» Task brief:
Retype exactly what runs from the first line of the data to the line with "const allVals = [v2018, v2019, v2020];", keeping both of those lines and skipping pictures.

» Data provided:

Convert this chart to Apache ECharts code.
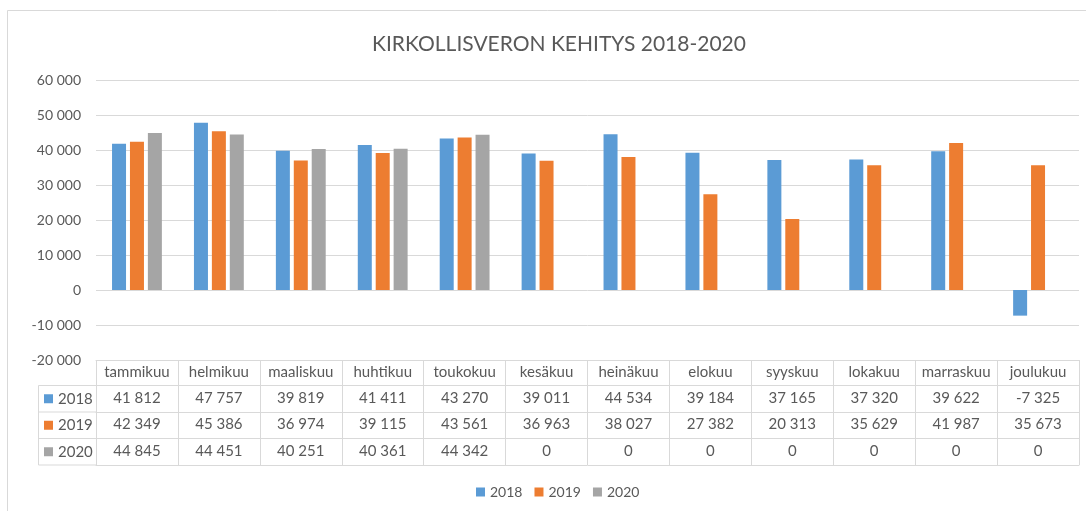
<!DOCTYPE html>
<html>
<head>
<meta charset="utf-8">
<script src="https://cdn.jsdelivr.net/npm/echarts@6/dist/echarts.min.js"></script>
<style>
html,body{margin:0;padding:0;background:#fff;}
#c{width:1086px;height:511px;}
</style>
</head>
<body>
<div id="c"></div>
<script>
const titleText = 'KIRKOLLISVERON KEHITYS 2018-2020';
const months = ['tammikuu','helmikuu','maaliskuu','huhtikuu','toukokuu','kesäkuu','heinäkuu','elokuu','syyskuu','lokakuu','marraskuu','joulukuu'];
const seriesNames = ['2018','2019','2020'];
const v2018 = [41812,47757,39819,41411,43270,39011,44534,39184,37165,37320,39622,-7325];
const v2019 = [42349,45386,36974,39115,43561,36963,38027,27382,20313,35629,41987,35673];
const v2020 = [44845,44451,40251,40361,44342,0,0,0,0,0,0,0];
const colors = ['#5B9BD5','#ED7D31','#A5A5A5'];
const yMin = -20000, yMax = 60000, yStep = 10000;

const FONT = 'Lato';
const TXT = '#595959';
const LINE = '#d9d9d9';

function fmt(n){
  const s = String(Math.abs(n)).replace(/\B(?=(\d{3})+(?!\d))/g,' ');
  return (n < 0 ? '-' : '') + s;
}

const allVals = [v2018, v2019, v2020];

// grid geometry
const G = {left:96, right:7, top:80, bottom:151};
const tableTop = 511 - G.bottom;
const rowH = [25.5, 26.5, 26.5, 26.5];
const rowLines = [tableTop];
rowH.forEach(h => rowLines.push(rowLines[rowLines.length-1] + h));

const xAxes = [{
  type:'category', data: months, position:'bottom', gridIndex:0,
  axisLine:{show:true, onZero:false, lineStyle:{color:LINE, width:1}},
  axisTick:{show:true, interval:0, length: rowLines[4]-rowLines[0], lineStyle:{color:LINE}},
  axisLabel:{color:TXT, fontFamily:FONT, fontSize:15, margin:5, interval:0}
}];
for (let i = 0; i < 3; i++) {
  xAxes.push({
    type:'category', data: months, position:'bottom', gridIndex:0,
    offset: rowLines[i+1]-tableTop,
    axisLine:{show:true, onZero:false, lineStyle:{color:LINE, width:1}},
    axisTick:{show:false},
    axisLabel:{color:TXT, fontFamily:FONT, fontSize:15, margin:5, interval:0,
      formatter:(val, idx) => fmt(allVals[i][idx])}
  });
}
xAxes.push({
  type:'category', data: months, position:'bottom', gridIndex:0,
  offset: rowLines[4]-tableTop,
  axisLine:{show:true, onZero:false, lineStyle:{color:LINE, width:1}},
  axisTick:{show:false}, axisLabel:{show:false}
});

const graphics = [
  {type:'rect', shape:{x:7.5, y:10.5, width:1100, height:600}, style:{fill:'none', stroke:LINE, lineWidth:1}, silent:true}
];
const hdrLeft = 38.5;
for (let i = 1; i <= 4; i++) {
  graphics.push({type:'line', shape:{x1:hdrLeft, y1:rowLines[i], x2:G.left, y2:rowLines[i]}, style:{stroke:LINE, lineWidth:1}, silent:true});
}
graphics.push({type:'line', shape:{x1:hdrLeft, y1:rowLines[1], x2:hdrLeft, y2:rowLines[4]}, style:{stroke:LINE, lineWidth:1}, silent:true});
for (let i = 0; i < 3; i++) {
  const cy = (rowLines[i+1] + rowLines[i+2]) / 2;
  graphics.push({type:'rect', shape:{x:44, y:cy-4.5, width:9, height:9}, style:{fill:colors[i]}, silent:true});
  graphics.push({type:'text', x:58, y:cy, style:{text:seriesNames[i], fill:TXT, font:'15px ' + FONT, verticalAlign:'middle', align:'left'}, silent:true});
}

const option = {
  animation:false,
  backgroundColor:'#fff',
  title:{text:titleText, left:554, top:29, textAlign:'center',
    textStyle:{color:TXT, fontFamily:FONT, fontSize:21, fontWeight:'normal'}},
  legend:{data:seriesNames, left:471, top:480, icon:'rect', itemWidth:9, itemHeight:9, itemGap:12,
    textStyle:{color:TXT, fontFamily:FONT, fontSize:14}},
  grid:{left:G.left, right:G.right, top:G.top, bottom:G.bottom, containLabel:false},
  xAxis: xAxes,
  yAxis:{type:'value', min:yMin, max:yMax, interval:yStep,
    axisLine:{show:false}, axisTick:{show:false},
    splitLine:{lineStyle:{color:LINE, width:1}},
    axisLabel:{color:TXT, fontFamily:FONT, fontSize:14, margin:15, formatter:v => fmt(v)}},
  series: allVals.map((d, i) => ({
    name:seriesNames[i], type:'bar', data:d, xAxisIndex:0,
    barWidth:14, barGap:'28%',
    itemStyle:{color:colors[i]}
  })),
  graphic: graphics
};

const chart = echarts.init(document.getElementById('c'), null, {renderer:'canvas'});
chart.setOption(option);
</script>
</body>
</html>
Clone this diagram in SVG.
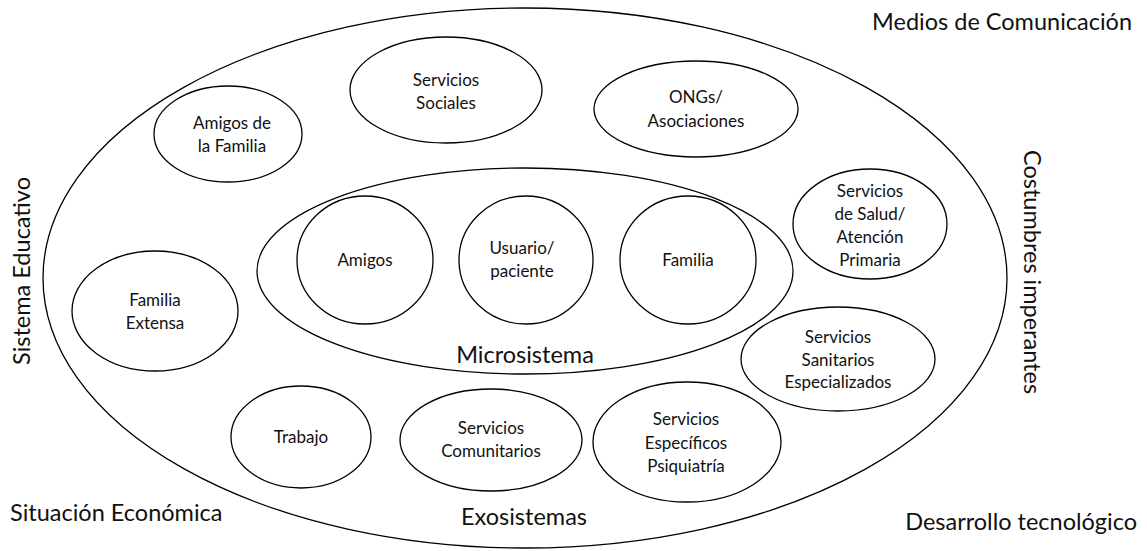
<svg xmlns="http://www.w3.org/2000/svg" width="1147" height="551" viewBox="0 0 1147 551">
<style>
.e{fill:#fff;stroke:#000;stroke-width:1.3}
.t{font-family:Lato,"Open Sans",sans-serif;font-size:17px;fill:#111;text-anchor:middle}
.b{font-family:Lato,"Open Sans",sans-serif;font-size:23.5px;fill:#111}
</style>
<rect width="1147" height="551" fill="#fff"/>
<g id="outer"><ellipse class="e" cx="525" cy="278" rx="482" ry="270"/></g>
<g id="context">
<text class="b" x="1132" y="30" text-anchor="end">Medios de Comunicación</text>
<text class="b" transform="translate(30,271) rotate(-90)" text-anchor="middle">Sistema Educativo</text>
<text class="b" transform="translate(1024,272) rotate(90)" text-anchor="middle">Costumbres imperantes</text>
<text class="b" x="10" y="521">Situación Económica</text>
<text class="b" x="1137" y="530" text-anchor="end">Desarrollo tecnológico</text>
<text class="b" x="524" y="525" text-anchor="middle">Exosistemas</text>
</g>
<g id="micro"><ellipse class="e" cx="525" cy="271" rx="268" ry="103"/><text class="b" x="525" y="363" text-anchor="middle">Microsistema</text></g>
<g id="servicios-sociales"><ellipse class="e" cx="446" cy="90" rx="96" ry="53"/><text class="t" x="446" y="86">Servicios</text><text class="t" x="446" y="109">Sociales</text></g>
<g id="ongs"><ellipse class="e" cx="696" cy="109" rx="102" ry="48"/><text class="t" x="696" y="103">ONGs/</text><text class="t" x="696" y="127">Asociaciones</text></g>
<g id="amigos-familia"><ellipse class="e" cx="228" cy="134" rx="74" ry="48"/><text class="t" x="232" y="129">Amigos de</text><text class="t" x="232" y="152">la Familia</text></g>
<g id="salud"><ellipse class="e" cx="870" cy="224" rx="77" ry="55"/><text class="t" x="870" y="197">Servicios</text><text class="t" x="870" y="220">de Salud/</text><text class="t" x="870" y="243">Atención</text><text class="t" x="870" y="266">Primaria</text></g>
<g id="amigos"><ellipse class="e" cx="365" cy="260" rx="68" ry="64"/><text class="t" x="365" y="266">Amigos</text></g>
<g id="usuario"><ellipse class="e" cx="526" cy="260" rx="67" ry="64"/><text class="t" x="522" y="254">Usuario/</text><text class="t" x="522" y="277">paciente</text></g>
<g id="familia"><ellipse class="e" cx="688" cy="260" rx="68" ry="64"/><text class="t" x="688" y="266">Familia</text></g>
<g id="familia-extensa"><ellipse class="e" cx="155" cy="311" rx="83" ry="60"/><text class="t" x="155" y="306">Familia</text><text class="t" x="155" y="329">Extensa</text></g>
<g id="sanitarios"><ellipse class="e" cx="838" cy="359" rx="97" ry="52"/><text class="t" x="838" y="343">Servicios</text><text class="t" x="838" y="366">Sanitarios</text><text class="t" x="838" y="388">Especializados</text></g>
<g id="trabajo"><ellipse class="e" cx="301" cy="437" rx="70" ry="51"/><text class="t" x="301" y="443">Trabajo</text></g>
<g id="comunitarios"><ellipse class="e" cx="491" cy="440" rx="91" ry="51"/><text class="t" x="491" y="434">Servicios</text><text class="t" x="491" y="457">Comunitarios</text></g>
<g id="psiquiatria"><ellipse class="e" cx="687" cy="442" rx="94" ry="60"/><text class="t" x="686" y="425">Servicios</text><text class="t" x="686" y="449">Específicos</text><text class="t" x="686" y="472">Psiquiatría</text></g>
<g id="connectors"/>
</svg>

» Result for this exercise:
Convert this chart to Apache ECharts code.
<!DOCTYPE html>
<html>
<head>
<meta charset="utf-8">
<script src="https://cdn.jsdelivr.net/npm/echarts@6/dist/echarts.min.js"></script>
<style>
html,body{margin:0;padding:0;background:#fff;}
#c{width:1086px;height:511px;}
</style>
</head>
<body>
<div id="c"></div>
<script>
const titleText = 'KIRKOLLISVERON KEHITYS 2018-2020';
const months = ['tammikuu','helmikuu','maaliskuu','huhtikuu','toukokuu','kesäkuu','heinäkuu','elokuu','syyskuu','lokakuu','marraskuu','joulukuu'];
const seriesNames = ['2018','2019','2020'];
const v2018 = [41812,47757,39819,41411,43270,39011,44534,39184,37165,37320,39622,-7325];
const v2019 = [42349,45386,36974,39115,43561,36963,38027,27382,20313,35629,41987,35673];
const v2020 = [44845,44451,40251,40361,44342,0,0,0,0,0,0,0];
const colors = ['#5B9BD5','#ED7D31','#A5A5A5'];
const yMin = -20000, yMax = 60000, yStep = 10000;

const FONT = 'Lato';
const TXT = '#595959';
const LINE = '#d9d9d9';

function fmt(n){
  const s = String(Math.abs(n)).replace(/\B(?=(\d{3})+(?!\d))/g,' ');
  return (n < 0 ? '-' : '') + s;
}

const allVals = [v2018, v2019, v2020];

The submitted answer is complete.